- [Data supplied]:
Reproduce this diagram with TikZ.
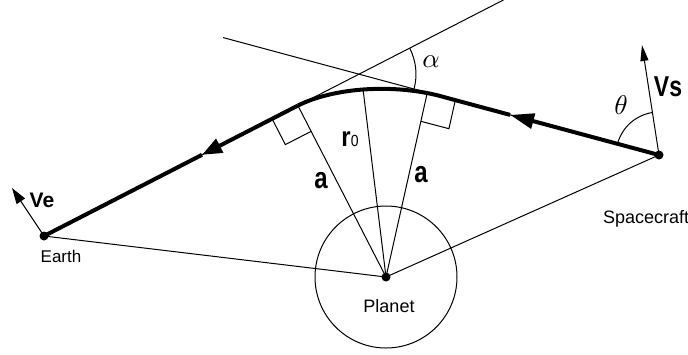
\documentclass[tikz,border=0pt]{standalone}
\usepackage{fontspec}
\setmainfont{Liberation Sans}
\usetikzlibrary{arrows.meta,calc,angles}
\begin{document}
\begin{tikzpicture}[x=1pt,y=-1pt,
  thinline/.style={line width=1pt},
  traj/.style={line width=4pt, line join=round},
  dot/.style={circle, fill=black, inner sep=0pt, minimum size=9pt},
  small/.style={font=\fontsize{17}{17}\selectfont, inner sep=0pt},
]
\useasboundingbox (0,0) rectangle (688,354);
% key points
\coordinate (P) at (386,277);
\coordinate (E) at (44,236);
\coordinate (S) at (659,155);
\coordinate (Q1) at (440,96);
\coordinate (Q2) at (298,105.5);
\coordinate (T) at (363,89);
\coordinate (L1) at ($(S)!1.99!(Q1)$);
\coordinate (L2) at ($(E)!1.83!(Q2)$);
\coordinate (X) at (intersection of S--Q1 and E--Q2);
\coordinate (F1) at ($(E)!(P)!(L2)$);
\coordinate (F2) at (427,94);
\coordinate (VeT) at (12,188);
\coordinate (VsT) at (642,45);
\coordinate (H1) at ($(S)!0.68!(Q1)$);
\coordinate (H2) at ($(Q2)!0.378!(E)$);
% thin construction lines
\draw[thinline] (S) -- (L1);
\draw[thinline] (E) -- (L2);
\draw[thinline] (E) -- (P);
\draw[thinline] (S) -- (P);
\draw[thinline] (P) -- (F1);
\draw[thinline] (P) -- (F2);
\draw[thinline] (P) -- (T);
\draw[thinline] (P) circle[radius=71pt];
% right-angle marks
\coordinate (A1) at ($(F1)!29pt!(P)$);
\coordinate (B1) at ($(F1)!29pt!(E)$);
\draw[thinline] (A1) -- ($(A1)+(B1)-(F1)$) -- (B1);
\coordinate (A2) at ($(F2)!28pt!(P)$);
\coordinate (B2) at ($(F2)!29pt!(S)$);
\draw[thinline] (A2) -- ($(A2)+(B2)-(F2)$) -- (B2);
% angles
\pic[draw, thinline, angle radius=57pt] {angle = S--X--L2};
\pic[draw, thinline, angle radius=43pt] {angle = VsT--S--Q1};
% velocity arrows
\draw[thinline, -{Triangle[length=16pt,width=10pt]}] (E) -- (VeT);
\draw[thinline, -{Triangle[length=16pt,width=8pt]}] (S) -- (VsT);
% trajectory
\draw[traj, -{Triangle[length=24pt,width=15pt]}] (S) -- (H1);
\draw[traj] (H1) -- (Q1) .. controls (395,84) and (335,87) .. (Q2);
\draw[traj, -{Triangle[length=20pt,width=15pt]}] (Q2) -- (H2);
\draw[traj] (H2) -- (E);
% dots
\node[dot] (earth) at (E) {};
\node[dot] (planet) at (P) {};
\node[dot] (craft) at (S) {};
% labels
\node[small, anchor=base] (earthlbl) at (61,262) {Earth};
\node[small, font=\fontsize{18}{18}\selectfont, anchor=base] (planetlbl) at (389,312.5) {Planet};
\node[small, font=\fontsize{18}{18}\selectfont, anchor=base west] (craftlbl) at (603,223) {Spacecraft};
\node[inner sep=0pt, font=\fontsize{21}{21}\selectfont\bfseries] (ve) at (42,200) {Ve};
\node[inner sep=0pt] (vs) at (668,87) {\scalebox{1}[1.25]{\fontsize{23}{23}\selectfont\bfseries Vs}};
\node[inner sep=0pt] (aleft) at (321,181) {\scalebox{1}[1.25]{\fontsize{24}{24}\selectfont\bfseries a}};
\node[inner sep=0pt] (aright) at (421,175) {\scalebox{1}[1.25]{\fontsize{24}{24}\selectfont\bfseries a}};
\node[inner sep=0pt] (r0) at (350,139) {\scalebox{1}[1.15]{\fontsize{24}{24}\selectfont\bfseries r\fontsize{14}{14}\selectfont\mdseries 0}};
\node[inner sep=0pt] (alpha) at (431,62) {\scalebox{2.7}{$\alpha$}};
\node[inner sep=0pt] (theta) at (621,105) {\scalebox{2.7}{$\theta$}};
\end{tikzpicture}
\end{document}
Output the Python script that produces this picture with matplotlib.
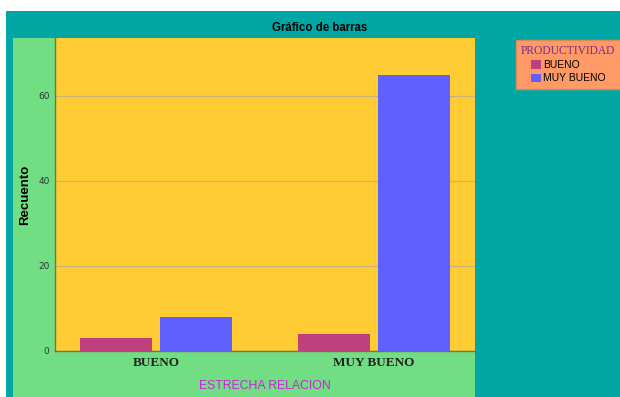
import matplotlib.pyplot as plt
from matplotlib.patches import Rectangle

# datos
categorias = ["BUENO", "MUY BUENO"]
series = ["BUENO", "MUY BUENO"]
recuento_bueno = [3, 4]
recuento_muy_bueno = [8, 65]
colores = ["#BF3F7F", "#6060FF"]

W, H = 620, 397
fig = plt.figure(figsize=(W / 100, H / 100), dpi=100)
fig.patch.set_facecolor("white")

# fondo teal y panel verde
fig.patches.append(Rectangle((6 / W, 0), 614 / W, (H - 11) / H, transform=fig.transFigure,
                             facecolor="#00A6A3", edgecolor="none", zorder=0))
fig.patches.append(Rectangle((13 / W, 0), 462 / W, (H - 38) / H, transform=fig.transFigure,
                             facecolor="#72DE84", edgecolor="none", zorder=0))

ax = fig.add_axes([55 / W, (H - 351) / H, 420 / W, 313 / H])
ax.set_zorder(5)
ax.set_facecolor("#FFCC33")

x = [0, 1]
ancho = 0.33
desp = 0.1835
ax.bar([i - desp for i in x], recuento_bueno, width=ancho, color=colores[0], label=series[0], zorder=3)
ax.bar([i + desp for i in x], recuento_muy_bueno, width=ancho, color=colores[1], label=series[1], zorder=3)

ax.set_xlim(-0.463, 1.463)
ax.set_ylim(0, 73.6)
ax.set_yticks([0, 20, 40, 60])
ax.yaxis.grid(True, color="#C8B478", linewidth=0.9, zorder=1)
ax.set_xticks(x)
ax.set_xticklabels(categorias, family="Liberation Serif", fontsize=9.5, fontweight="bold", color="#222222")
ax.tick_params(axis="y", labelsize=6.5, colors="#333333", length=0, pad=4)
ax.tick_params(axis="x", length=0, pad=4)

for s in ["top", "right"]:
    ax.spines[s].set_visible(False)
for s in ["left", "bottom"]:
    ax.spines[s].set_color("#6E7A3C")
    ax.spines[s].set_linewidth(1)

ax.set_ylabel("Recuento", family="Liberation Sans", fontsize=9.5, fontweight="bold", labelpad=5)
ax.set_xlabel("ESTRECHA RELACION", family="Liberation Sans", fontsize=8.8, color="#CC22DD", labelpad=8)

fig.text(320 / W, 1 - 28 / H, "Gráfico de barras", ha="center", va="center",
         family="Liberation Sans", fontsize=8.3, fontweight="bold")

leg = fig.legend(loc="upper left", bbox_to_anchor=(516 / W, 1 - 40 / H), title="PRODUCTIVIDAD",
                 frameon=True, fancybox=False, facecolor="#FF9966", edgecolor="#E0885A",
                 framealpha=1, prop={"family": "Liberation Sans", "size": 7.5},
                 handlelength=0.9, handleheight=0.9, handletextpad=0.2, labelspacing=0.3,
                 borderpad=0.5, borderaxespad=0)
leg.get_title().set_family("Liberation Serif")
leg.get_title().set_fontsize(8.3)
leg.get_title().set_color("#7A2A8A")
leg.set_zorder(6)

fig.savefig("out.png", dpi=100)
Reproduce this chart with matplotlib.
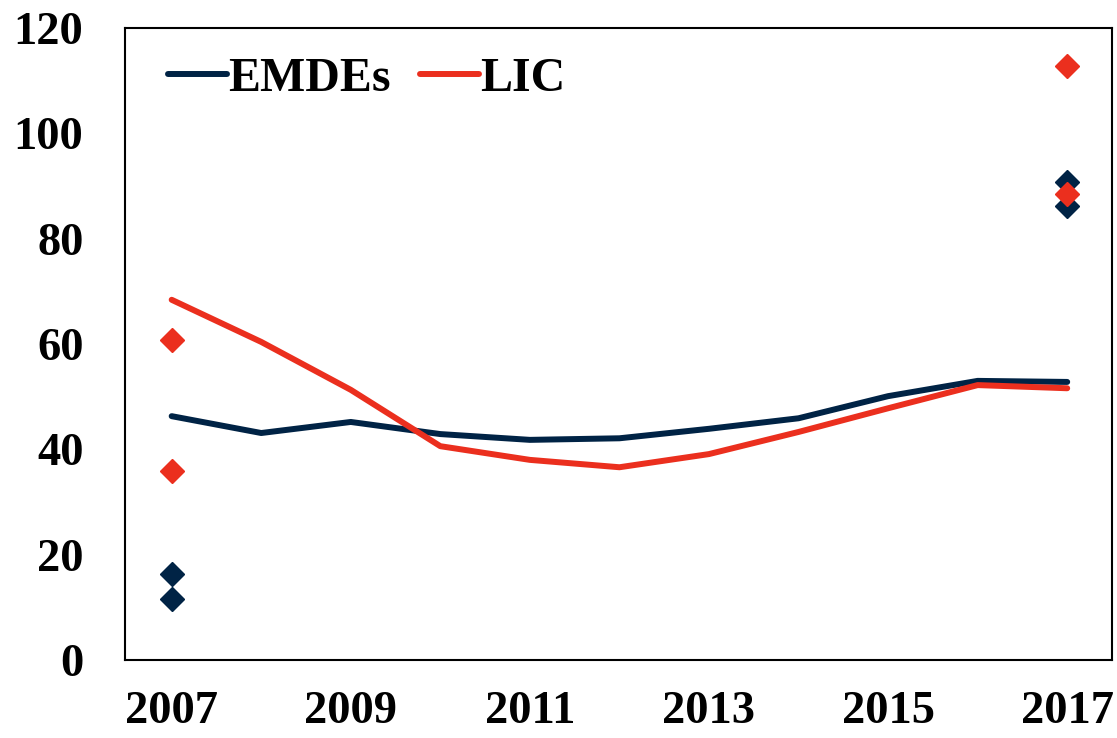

- [Requirement]: Report all lines of the material that contain the word "with".

- [Exercise output]:
Reproduce this diagram with TikZ.
Output the Python script that produces this picture with matplotlib.
Reproduce this chart with matplotlib.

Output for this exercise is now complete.